Thu. Nov 21st, 2024

Marjorie has some typically insightful observations on her blog, here.

Sean blames critics and the academy for perpetuating this queer line of thinking. I agree that such folks shoulder their fair share of the responsibility here. But I also tend to think an artist or two, over the years, just might have been a little complicit in tacking a frill or five onto our culture’s insistence that the tortured artist is the only kind of artist for whom it has any patience.

Here’s the thing, though: one wonders how many of these artistic types are producing anything worthwhile? How many worthwhile artists do you run into who are even comfortable talking about the fact that they create? It’s certainly a generalization, but in my experience, those who talk much, do little (that’s actually true of just about any endeavor, but it seems almost axiomatic when it comes to artistic inclination). It would be amusing to make a documentary entitled “The writer at work”, and the camera pans in on some dude in his boxers and dirty t-shirt, sitting on the floor with a legal pad, rubbing his cheeks and shaking his head, staring at a blank legal pad. Moments pass…silence. WAIT! He is writing….he stops. Rubs his cheek; shakes his head. Crosses out what he wrote. Moments pass. Silence. After 90 minutes the words “To be continued” flash on the screen. It would be the most insufferably boring, but true documentary ever created–and it would disabuse countless dreamers and posers of the notion that being a writer is something you can cultivate or assume, the way you can learn a foreign language by being immersed in another culture.

Martin Amis: a writer who can write about writing
Martin Amis: a writer who can write about writing

But lest you think–understandably–that I wish to put the bulk of the blame on critics and article writing assistant professors, let’s acknowledge an immutable fact: these prurient tell-all tomes would not continue to be written if they did not consistently sell. So the onus is…on us. Seriously. The collective “we” are increasingly more familiar with the lives of the writers than the words they wrote. And this distressing tendency is at its apex (or nadir) right now, with the reality TV bonanza. Lest that sound like whining, or tilting at the inexorable windmills of commerce, I recognize it, I accept it, and I try not to worry about it. It’s not like America has suddenly retarded its collective ability (or desire) to think and read and engage. Or, if it has, it’s a very slow erosion and each generation has predictably lamented the idiocy of the age it currently suffers through. Same as it ever was.
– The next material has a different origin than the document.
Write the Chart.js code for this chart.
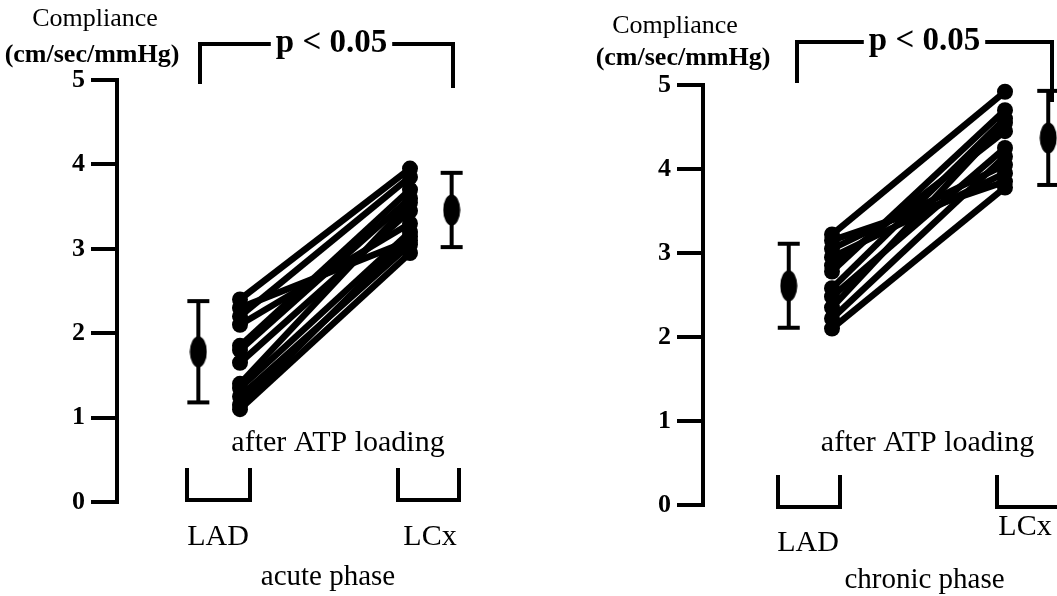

But to some of your excellent points, Marjorie, I’d say that with some notable exceptions, I tend to be most fully satisfied reading criticism of writing done by writers (particularly fiction writers) and while it’s more rare, reading about music by people who make music tends to maintain the balance between insight and expertise. Put more cynically, everyone puts pen to paper with an agenda. No artist worth a damn would begrudge any honest reader their right to interpret the work as they see (and experience) it. Some critics mean well and just can’t manage to convince; some critics mean ill but can’t help being brilliant. Ultimately, it’s only when someone comes to the table with an agenda, but happens to be ignorant, that a disservice is done to the art being commented upon.